Washington--Matthew McConaughey and Woody Harrelson are gone from "True Detective," but HBO's Emmy-winning cop anthology series is back Sunday for a second season with the same dark, moody atmosphere.
The question is: can a new cast of famous faces and a shift in location -- from the swamps of Louisiana to the gritty streets of southern California -- draw the same cult following?
Series writer-creator Nic Pizzolatto says his team was keen on "fully committing to something new."
"We were conscious of not wanting to repeat ourselves or remake the same album in a different setting," Pizzolatto says in the premium cable network's promos for season two.
"I do think that the seasons have a deep, close bond in sensibility and vision, a similar soul, though this is a more complex world and field of characters."
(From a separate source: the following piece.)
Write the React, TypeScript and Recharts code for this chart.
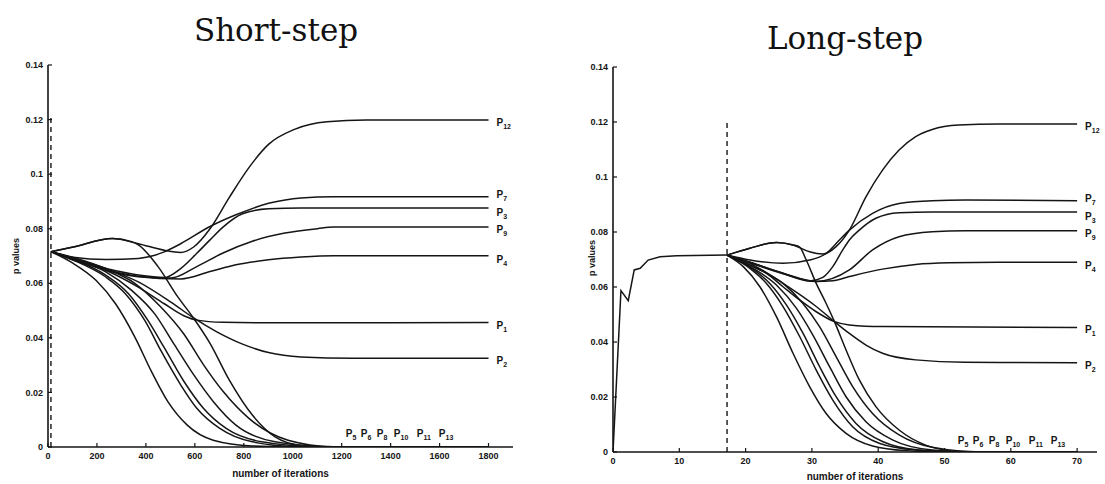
import React from 'react';
import { LineChart, Line, XAxis, YAxis, ReferenceLine, ReferenceDot } from 'recharts';

type Pt = [number, number];

// ---------- Short-step (x = number of iterations, y = p value) ----------
const shortXTicks = [0, 200, 400, 600, 800, 1000, 1200, 1400, 1600, 1800];
const yTicks = [0, 0.02, 0.04, 0.06, 0.08, 0.1, 0.12, 0.14];
const shortDashX = 12;

const shortP12: Pt[] = [[12,0.0716],[103,0.0733],[263,0.0764],[369,0.0745],[475,0.0721],[542,0.0713],[595,0.0733],[662,0.0800],[741,0.0915],[821,0.1024],[901,0.1109],[1007,0.1164],[1140,0.1192],[1300,0.1198],[1800,0.1198]];
const shortP7: Pt[] = [[12,0.0716],[103,0.0695],[236,0.0687],[369,0.0691],[475,0.0715],[542,0.0745],[662,0.0808],[768,0.0851],[901,0.0893],[1034,0.0913],[1167,0.0917],[1800,0.0917]];
const shortP3: Pt[] = [[12,0.0716],[103,0.0685],[236,0.0654],[369,0.0630],[475,0.0621],[542,0.0654],[608,0.0710],[662,0.0759],[715,0.0806],[795,0.0855],[901,0.0873],[1034,0.0876],[1800,0.0876]];
const shortP9: Pt[] = [[12,0.0716],[103,0.0688],[236,0.0650],[369,0.0626],[502,0.0619],[608,0.0661],[715,0.0711],[835,0.0754],[968,0.0784],[1101,0.0800],[1167,0.0806],[1800,0.0806]];
const shortP4: Pt[] = [[12,0.0716],[103,0.0690],[236,0.0648],[369,0.0624],[542,0.0616],[662,0.0643],[768,0.0668],[901,0.0686],[1034,0.0696],[1167,0.0701],[1800,0.0701]];
const shortP1: Pt[] = [[12,0.0716],[103,0.0691],[236,0.0648],[369,0.0586],[475,0.0525],[555,0.0481],[608,0.0465],[715,0.0457],[901,0.0455],[1800,0.0456]];
const shortP2: Pt[] = [[12,0.0716],[103,0.0691],[236,0.0654],[369,0.0605],[502,0.0531],[595,0.0473],[688,0.0423],[795,0.0377],[901,0.0346],[1034,0.0330],[1247,0.0325],[1800,0.0325]];
const shortP5: Pt[] = [[12,0.0716],[103,0.0673],[196,0.0611],[276,0.0525],[356,0.0401],[422,0.0278],[489,0.0167],[569,0.0080],[675,0.0025],[835,0.0004],[1034,0],[1800,0]];
const shortP6: Pt[] = [[12,0.0716],[103,0.0685],[236,0.0623],[316,0.0562],[396,0.0463],[462,0.0352],[542,0.0228],[608,0.0142],[702,0.0068],[835,0.0019],[1034,0.0001],[1200,0],[1800,0]];
const shortP8: Pt[] = [[12,0.0716],[103,0.0688],[236,0.0630],[329,0.0562],[409,0.0463],[475,0.0364],[555,0.0241],[635,0.0142],[728,0.0068],[874,0.0019],[1101,0.0001],[1250,0],[1800,0]];
const shortP10: Pt[] = [[12,0.0716],[103,0.0691],[236,0.0642],[342,0.0574],[436,0.0488],[515,0.0377],[595,0.0265],[675,0.0167],[768,0.0080],[928,0.0019],[1140,0.0001],[1300,0],[1800,0]];
const shortP11: Pt[] = [[12,0.0716],[103,0.0695],[236,0.0654],[356,0.0599],[462,0.0512],[555,0.0414],[635,0.0302],[715,0.0204],[821,0.0105],[981,0.0025],[1167,0.0001],[1300,0],[1800,0]];
const shortP13: Pt[] = [[12,0.0716],[103,0.0733],[263,0.0764],[342,0.0752],[369,0.0741],[449,0.0662],[529,0.0552],[595,0.0472],[662,0.0380],[741,0.0245],[835,0.0117],[928,0.0037],[1034,0.0006],[1167,0],[1800,0]];

// ---------- Long-step (x = number of iterations, y = p value) ----------
const longXTicks = [0, 10, 20, 30, 40, 50, 60, 70];
const longDashX = 17.2;

const longWarmup: Pt[] = [[0,0],[1.2,0.0587],[2.3,0.0550],[3.2,0.0662],[4.1,0.0668],[5.3,0.0698],[7.1,0.0710],[9.6,0.0714],[17.2,0.0716]];
const longP12: Pt[] = [[17.2,0.0716],[20.65,0.0741],[24.65,0.0762],[27.15,0.0753],[29.65,0.0728],[31.65,0.0720],[33.65,0.0747],[35.65,0.0807],[38.15,0.0928],[40.65,0.1025],[43.15,0.1098],[45.65,0.1147],[48.15,0.1173],[52.15,0.1189],[58.15,0.1193],[70,0.1193]];
const longP7: Pt[] = [[17.2,0.0716],[20.65,0.0698],[25.65,0.0686],[29.65,0.0698],[32.15,0.0722],[34.15,0.0771],[35.65,0.0807],[39.15,0.0868],[43.15,0.0904],[48.15,0.0914],[53.15,0.0916],[70,0.0914]];
const longP3: Pt[] = [[17.2,0.0716],[20.65,0.0690],[25.65,0.0650],[29.65,0.0622],[31.65,0.0635],[33.15,0.0674],[34.65,0.0735],[35.65,0.0771],[37.15,0.0807],[39.65,0.0850],[43.15,0.0870],[48.15,0.0873],[70,0.0873]];
const longP9: Pt[] = [[17.2,0.0716],[20.65,0.0688],[25.65,0.0648],[30.65,0.0620],[35.65,0.0662],[39.15,0.0735],[43.15,0.0783],[48.15,0.0801],[53.15,0.0805],[70,0.0805]];
const longP4: Pt[] = [[17.2,0.0716],[20.65,0.0690],[25.65,0.0650],[30.65,0.0620],[33.15,0.0623],[35.65,0.0638],[40.65,0.0665],[45.65,0.0682],[50.65,0.0688],[58.15,0.0690],[70,0.0690]];
const longP1: Pt[] = [[17.2,0.0716],[20.65,0.0680],[23.15,0.0650],[25.65,0.0601],[28.15,0.0553],[30.65,0.0510],[33.4,0.0474],[35.65,0.0462],[40.65,0.0456],[70,0.0453]];
const longP2: Pt[] = [[17.2,0.0716],[20.65,0.0686],[25.65,0.0613],[30.65,0.0529],[33.4,0.0474],[35.65,0.0431],[38.15,0.0389],[40.65,0.0359],[45.65,0.0335],[53.15,0.0326],[70,0.0325]];
const longP5: Pt[] = [[17.2,0.0716],[19.65,0.0674],[22.15,0.0601],[24.65,0.0492],[27.15,0.0359],[29.65,0.0238],[32.15,0.0140],[35.15,0.0068],[39.15,0.0022],[44.15,0.0005],[50.65,0],[70,0]];
const longP6: Pt[] = [[17.2,0.0716],[20.65,0.0668],[23.15,0.0613],[25.65,0.0529],[28.15,0.0420],[30.65,0.0298],[33.15,0.0189],[36.15,0.0092],[40.15,0.0032],[45.65,0.0007],[52.15,0],[70,0]];
const longP8: Pt[] = [[17.2,0.0716],[20.65,0.0672],[23.65,0.0613],[26.15,0.0535],[28.65,0.0432],[31.15,0.0311],[33.65,0.0201],[36.65,0.0104],[40.65,0.0038],[46.15,0.0007],[53.15,0],[70,0]];
const longP10: Pt[] = [[17.2,0.0716],[21.15,0.0668],[24.65,0.0607],[27.65,0.0523],[30.15,0.0425],[32.65,0.0311],[35.15,0.0201],[38.15,0.0110],[42.15,0.0044],[48.15,0.0007],[54.15,0],[70,0]];
const longP11: Pt[] = [[17.2,0.0716],[21.65,0.0668],[25.65,0.0613],[28.65,0.0540],[31.15,0.0456],[33.65,0.0347],[36.15,0.0238],[39.15,0.0140],[43.15,0.0062],[48.15,0.0017],[55.65,0],[70,0]];
const longP13: Pt[] = [[17.2,0.0716],[20.65,0.0741],[24.65,0.0762],[27.15,0.0753],[28.15,0.0745],[29.15,0.0698],[30.65,0.0613],[32.15,0.0540],[33.4,0.0474],[35.15,0.0371],[37.15,0.0262],[39.65,0.0165],[43.15,0.0080],[47.15,0.0025],[50.65,0.0005],[54,0],[70,0]];

// labels
const endLabelNames = ['12', '7', '3', '9', '4', '1', '2'];
const endLabelNudge = [6, 1, 8, 6, 7, 6, 6];
const zeroLabelNames = ['5', '6', '8', '10', '11', '13'];
const zeroLabelOffsets = [0, 15, 31, 48, 71, 93];
const shortZeroLabelAt: Pt = [1217, 0.0037];
const longZeroLabelAt: Pt = [52.0, 0.0029];

const FONT = "'Liberation Sans', Arial, Helvetica, sans-serif";
const INK = '#151515';

const toObj = (pts: Pt[]) => pts.map(([x, y]) => ({ x, y }));

const shortLabelled: Pt[][] = [shortP12, shortP7, shortP3, shortP9, shortP4, shortP1, shortP2];
const shortZero: Pt[][] = [shortP5, shortP6, shortP8, shortP10, shortP11, shortP13];
const longLabelled: Pt[][] = [longP12, longP7, longP3, longP9, longP4, longP1, longP2];
const longZero: Pt[][] = [longP5, longP6, longP8, longP10, longP11, longP13];

const makeEndLabel = (sub: string, nudge: number, lastIndex: number) => (props: any) => {
  if (props.index !== lastIndex) return null;
  const vb = props.viewBox || {};
  const x = (props.x ?? vb.x) as number;
  const y = (props.y ?? vb.y) as number;
  if (x == null || y == null) return null;
  return (
    <text x={x + 8} y={y + nudge} fontFamily={FONT} fontWeight="bold" fontSize={10} fill={INK}>
      P<tspan dy={3} fontSize={7}>{sub}</tspan>
    </text>
  );
};

const ZeroLabels = (props: any) => {
  const vb = props.viewBox || {};
  const x = (vb.x ?? props.x) as number;
  const y = (vb.y ?? props.y) as number;
  if (x == null || y == null) return null;
  return (
    <g>
      {zeroLabelNames.map((s, i) => (
        <text key={s} x={x + zeroLabelOffsets[i]} y={y} fontFamily={FONT} fontWeight="bold" fontSize={10} fill={INK}>
          P<tspan dy={3} fontSize={7}>{s}</tspan>
        </text>
      ))}
    </g>
  );
};

const yFmt = (v: number) => (v === 0 ? '0' : String(Number(v.toFixed(2))));

const TICK_GAP = 5;
const TICK_LEN = 4;

const XTick = (props: any) => {
  const { x, y, payload } = props;
  return (
    <g>
      <line x1={x} x2={x} y1={y - TICK_GAP} y2={y - TICK_GAP - TICK_LEN} stroke={INK} strokeWidth={1.2} />
      <text x={x} y={y} dy="0.75em" textAnchor="middle" fontFamily={FONT} fontWeight="bold" fontSize={9} fill={INK}>
        {String(payload.value)}
      </text>
    </g>
  );
};

const YTick = (props: any) => {
  const { x, y, payload } = props;
  return (
    <g>
      <line x1={x + TICK_GAP} x2={x + TICK_GAP + TICK_LEN} y1={y} y2={y} stroke={INK} strokeWidth={1.2} />
      <text x={x} y={y} dy="0.35em" textAnchor="end" fontFamily={FONT} fontWeight="bold" fontSize={9} fill={INK}>
        {yFmt(payload.value)}
      </text>
    </g>
  );
};

const axisLine = { stroke: INK, strokeWidth: 1.6 };

function Panel(props: {
  left: number;
  width: number;
  margin: any;
  xHeight: number;
  xDomain: [number, number];
  xTicks: number[];
  dashX: number;
  dashTop: number;
  labelled: Pt[][];
  zero: Pt[][];
  extra?: Pt[];
  zeroAt: Pt;
  xLabelOffset: number;
}) {
  const p = props;
  return (
    <div style={{ position: 'absolute', left: p.left, top: 0 }}>
      <LineChart width={p.width} height={484} margin={p.margin}>
        <XAxis
          type="number"
          dataKey="x"
          domain={p.xDomain}
          ticks={p.xTicks}
          allowDataOverflow
          height={p.xHeight}
          axisLine={axisLine}
          tickLine={false}
          tickSize={0}
          tickMargin={TICK_GAP}
          tick={<XTick />}
          label={{ value: 'number of iterations', position: 'insideBottom', offset: p.xLabelOffset, fontSize: 10, fontWeight: 'bold', fill: INK, fontFamily: FONT }}
        />
        <YAxis
          type="number"
          dataKey="y"
          domain={[0, 0.14]}
          ticks={yTicks}
          width={48}
          allowDataOverflow
          axisLine={axisLine}
          tickLine={false}
          tickSize={0}
          tickMargin={TICK_GAP}
          tick={<YTick />}
        />
        <ReferenceLine
          segment={[{ x: p.dashX, y: 0 }, { x: p.dashX, y: p.dashTop }]}
          stroke={INK}
          strokeWidth={1.4}
          strokeDasharray="5 4"
        />
        {p.extra && (
          <Line data={toObj(p.extra)} dataKey="y" type="linear" stroke={INK} strokeWidth={1.5} dot={false} isAnimationActive={false} />
        )}
        {p.zero.map((s, i) => (
          <Line key={'z' + i} data={toObj(s)} dataKey="y" type="monotone" stroke={INK} strokeWidth={1.5} dot={false} isAnimationActive={false} />
        ))}
        {p.labelled.map((s, i) => (
          <Line
            key={'l' + i}
            data={toObj(s)}
            dataKey="y"
            type="monotone"
            stroke={INK}
            strokeWidth={1.5}
            dot={false}
            isAnimationActive={false}
            label={makeEndLabel(endLabelNames[i], endLabelNudge[i], s.length - 1)}
          />
        ))}
        <ReferenceDot x={p.zeroAt[0]} y={p.zeroAt[1]} r={0} fill="none" stroke="none" label={<ZeroLabels />} />
      </LineChart>
    </div>
  );
}

export default function App() {
  return (
    <div style={{ position: 'absolute', left: 0, top: 0, width: 1105, height: 484, background: '#fff', overflow: 'hidden' }}>
      <Panel
        left={0}
        width={540}
        margin={{ top: 65, right: 27, bottom: 0, left: 0 }}
        xHeight={37}
        xDomain={[0, 1900]}
        xTicks={shortXTicks}
        dashX={shortDashX}
        dashTop={0.122}
        labelled={shortLabelled}
        zero={shortZero}
        zeroAt={shortZeroLabelAt}
        xLabelOffset={7}
      />
      <Panel
        left={565}
        width={540}
        margin={{ top: 67, right: 8, bottom: 0, left: 0 }}
        xHeight={32}
        xDomain={[0, 73]}
        xTicks={longXTicks}
        dashX={longDashX}
        dashTop={0.12}
        labelled={longLabelled}
        zero={longZero}
        extra={longWarmup}
        zeroAt={longZeroLabelAt}
        xLabelOffset={4}
      />
      <svg width={1105} height={484} style={{ position: 'absolute', left: 0, top: 0, pointerEvents: 'none' }}>
        <text x={276} y={41} textAnchor="middle" fontFamily="'DejaVu Serif', serif" fontSize={31} fill="#111">Short-step</text>
        <text x={845} y={49} textAnchor="middle" fontFamily="'DejaVu Serif', serif" fontSize={31} fill="#111">Long-step</text>
        <text transform="translate(19,256) rotate(-90)" textAnchor="middle" fontFamily={FONT} fontWeight="bold" fontSize={9} fill={INK}>p values</text>
        <text transform="translate(595,258) rotate(-90)" textAnchor="middle" fontFamily={FONT} fontWeight="bold" fontSize={9} fill={INK}>p values</text>
      </svg>
    </div>
  );
}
This time around, Colin Farrell, Rachel McAdams and Taylor Kitsch play cops who end up on a collision course with career criminal Frank Semyon (played by Vince Vaughn of "Swingers" fame) thanks to a bizarre murder in the fictional city of Vinci.
Farrell -- the brooding Irish star who won a Golden Globe for 2008's "In Bruges" -- plays a troubled detective with competing allegiances -- to his department and a mobster.
McAdams -- best known for her turn in the romantic tear-jerker "The Notebook" -- plays a hard-nosed sheriff's detective, and Kitsch -- who starred on NBC's "Friday Night Lights" -- portrays a war veteran and highway patrol cop.
The first two episodes are directed by Justin Lin of "Fast & Furious" fame.